Yipee-ki why?
Bruce Willis goes through the Die Hard motions
I have no problem admitting that I dig Bruce Willis. He’s one of the few A-listers working in Hollywood who will tempt me to watch a movie just because he’s in it. It also helps that he has an odd track record of dropping in just for the hell of it to add a li’l cachet to some very random projects.
But Willis’ name on the marquee is kind of a crapshoot. There are also those movies where you have a dead-eyed Willis seemingly looking past the camera at his agent snapping the check. A Good Day to Die Hard is one of those movies, where Willis copping the “I’m getting too old for this shit” line would’ve been clever in comparison. This fifth entry in the increasingly flaccid Die Hard franchise is obviously just a cash grab from top to bottom.

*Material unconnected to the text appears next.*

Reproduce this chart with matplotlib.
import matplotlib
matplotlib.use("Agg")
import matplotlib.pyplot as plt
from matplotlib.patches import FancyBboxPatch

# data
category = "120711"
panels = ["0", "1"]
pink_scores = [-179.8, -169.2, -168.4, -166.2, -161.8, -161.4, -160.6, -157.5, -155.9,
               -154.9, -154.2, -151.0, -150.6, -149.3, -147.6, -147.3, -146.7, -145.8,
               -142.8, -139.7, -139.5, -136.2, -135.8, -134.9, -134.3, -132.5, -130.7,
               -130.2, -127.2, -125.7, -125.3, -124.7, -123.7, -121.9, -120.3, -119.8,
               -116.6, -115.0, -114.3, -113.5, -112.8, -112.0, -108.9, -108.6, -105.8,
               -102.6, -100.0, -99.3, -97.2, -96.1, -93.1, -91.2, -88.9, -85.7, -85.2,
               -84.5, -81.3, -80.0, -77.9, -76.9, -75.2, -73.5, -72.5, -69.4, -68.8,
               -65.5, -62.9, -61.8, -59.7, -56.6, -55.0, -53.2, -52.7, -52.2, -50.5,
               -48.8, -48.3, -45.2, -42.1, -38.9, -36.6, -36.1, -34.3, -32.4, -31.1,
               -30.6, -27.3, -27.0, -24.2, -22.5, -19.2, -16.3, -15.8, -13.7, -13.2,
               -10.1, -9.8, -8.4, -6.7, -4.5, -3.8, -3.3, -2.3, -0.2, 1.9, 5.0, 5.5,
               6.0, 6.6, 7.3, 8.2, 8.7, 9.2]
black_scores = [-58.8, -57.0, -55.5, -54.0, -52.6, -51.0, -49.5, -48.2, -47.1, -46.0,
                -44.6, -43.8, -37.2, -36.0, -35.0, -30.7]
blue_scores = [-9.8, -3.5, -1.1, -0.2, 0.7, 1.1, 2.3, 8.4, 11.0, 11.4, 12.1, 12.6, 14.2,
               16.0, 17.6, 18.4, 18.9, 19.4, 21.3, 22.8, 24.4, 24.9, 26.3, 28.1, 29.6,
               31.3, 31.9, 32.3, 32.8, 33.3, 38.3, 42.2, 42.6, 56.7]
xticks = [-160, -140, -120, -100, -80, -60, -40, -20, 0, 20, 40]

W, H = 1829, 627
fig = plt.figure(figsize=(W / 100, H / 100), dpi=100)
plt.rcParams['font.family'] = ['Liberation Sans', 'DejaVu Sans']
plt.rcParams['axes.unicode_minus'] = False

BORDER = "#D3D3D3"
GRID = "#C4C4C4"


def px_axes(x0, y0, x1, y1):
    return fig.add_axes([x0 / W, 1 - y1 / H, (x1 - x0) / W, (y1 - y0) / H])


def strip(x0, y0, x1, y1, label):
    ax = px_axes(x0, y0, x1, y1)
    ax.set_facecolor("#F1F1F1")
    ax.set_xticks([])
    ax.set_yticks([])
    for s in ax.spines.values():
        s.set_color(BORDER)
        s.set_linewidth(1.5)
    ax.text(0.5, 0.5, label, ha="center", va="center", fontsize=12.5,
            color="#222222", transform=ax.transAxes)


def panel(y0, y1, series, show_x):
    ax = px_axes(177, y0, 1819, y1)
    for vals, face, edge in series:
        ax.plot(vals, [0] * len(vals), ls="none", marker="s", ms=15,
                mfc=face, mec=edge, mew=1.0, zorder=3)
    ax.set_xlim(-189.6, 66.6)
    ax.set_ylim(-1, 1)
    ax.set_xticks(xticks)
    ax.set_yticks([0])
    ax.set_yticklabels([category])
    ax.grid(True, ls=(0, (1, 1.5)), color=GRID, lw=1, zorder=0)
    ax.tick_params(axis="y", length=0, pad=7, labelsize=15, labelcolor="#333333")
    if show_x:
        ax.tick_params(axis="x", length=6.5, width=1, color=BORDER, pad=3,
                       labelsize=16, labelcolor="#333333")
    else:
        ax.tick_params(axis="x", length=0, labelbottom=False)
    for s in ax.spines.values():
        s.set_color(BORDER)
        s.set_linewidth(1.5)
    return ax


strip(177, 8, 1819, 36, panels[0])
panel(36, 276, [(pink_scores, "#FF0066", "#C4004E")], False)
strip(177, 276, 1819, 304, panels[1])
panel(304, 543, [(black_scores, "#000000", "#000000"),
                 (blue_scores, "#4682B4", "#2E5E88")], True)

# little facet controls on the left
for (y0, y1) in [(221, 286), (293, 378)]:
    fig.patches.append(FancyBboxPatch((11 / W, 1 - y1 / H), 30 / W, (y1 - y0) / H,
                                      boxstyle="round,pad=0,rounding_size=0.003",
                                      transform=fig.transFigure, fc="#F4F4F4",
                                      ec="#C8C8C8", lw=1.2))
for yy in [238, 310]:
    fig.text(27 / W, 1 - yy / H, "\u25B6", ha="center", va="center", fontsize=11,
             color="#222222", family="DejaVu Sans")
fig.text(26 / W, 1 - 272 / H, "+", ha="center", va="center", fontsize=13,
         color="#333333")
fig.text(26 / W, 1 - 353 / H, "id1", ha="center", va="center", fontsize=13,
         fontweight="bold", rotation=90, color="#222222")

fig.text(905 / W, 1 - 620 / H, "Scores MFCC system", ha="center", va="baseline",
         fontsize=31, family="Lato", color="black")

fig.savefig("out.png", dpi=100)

It’s too bad, considering that 25 years ago the first entry changed the way Hollywood looked at action movies. Willis’ John McClane was an everyman hero who rendered obsolete the muscle-bound cartoons who had ruled the action genre up to that time, a regular Joe who bled when he walked barefoot through broken glass and relied more on a weary cleverness than brute force. Unfortunately, the Willis/McClane of A Good Day to Die Hard is nothing but a sad-eyed parody of himself in a generic actioner, indistinguishable from any other thriller squeezed through the multiplex bowels. And the worst thing is that today’s McClane has devolved to become the type of indestructible Wiley E. cartoon character from which the first movie had originally steered away.
A Good Day hits the bullet points of the franchise without really putting much creative thought into it, with the most attention probably being paid to where to drop McClane’s infamous catchphrase. And unlike other entries, there’s no solid villain to hiss at. Here we have a handful of international faces with such odd quirks as tap dancing and chewing carrots, but no real grounding in true villainy. There’s no Timothy Olyphant to be found here, let alone an Alan Rickman for Willis to play off.
The film’s narrative nonsense has McClane dropped into Moscow to pull his wayward son’s (Jai Courtney) bacon out of the fire. And the McClane way of family bonding is blowing shit up, so lots of shit gets blown up. It’s nothing more or less than two hours of a constant barrage of noisy CGI images held together by a hodgepodge of action tropes assembled by committee, aping the Bourne montage aesthetic without really grasping what makes it work.
Willis’ presence alone keeps this from being a complete waste of time (well, other than the constant mayhem shtick poking the lizard brain), but there’s really nothing else of any value to hang your matinee buck on. Now is a good day to just let this franchise die already.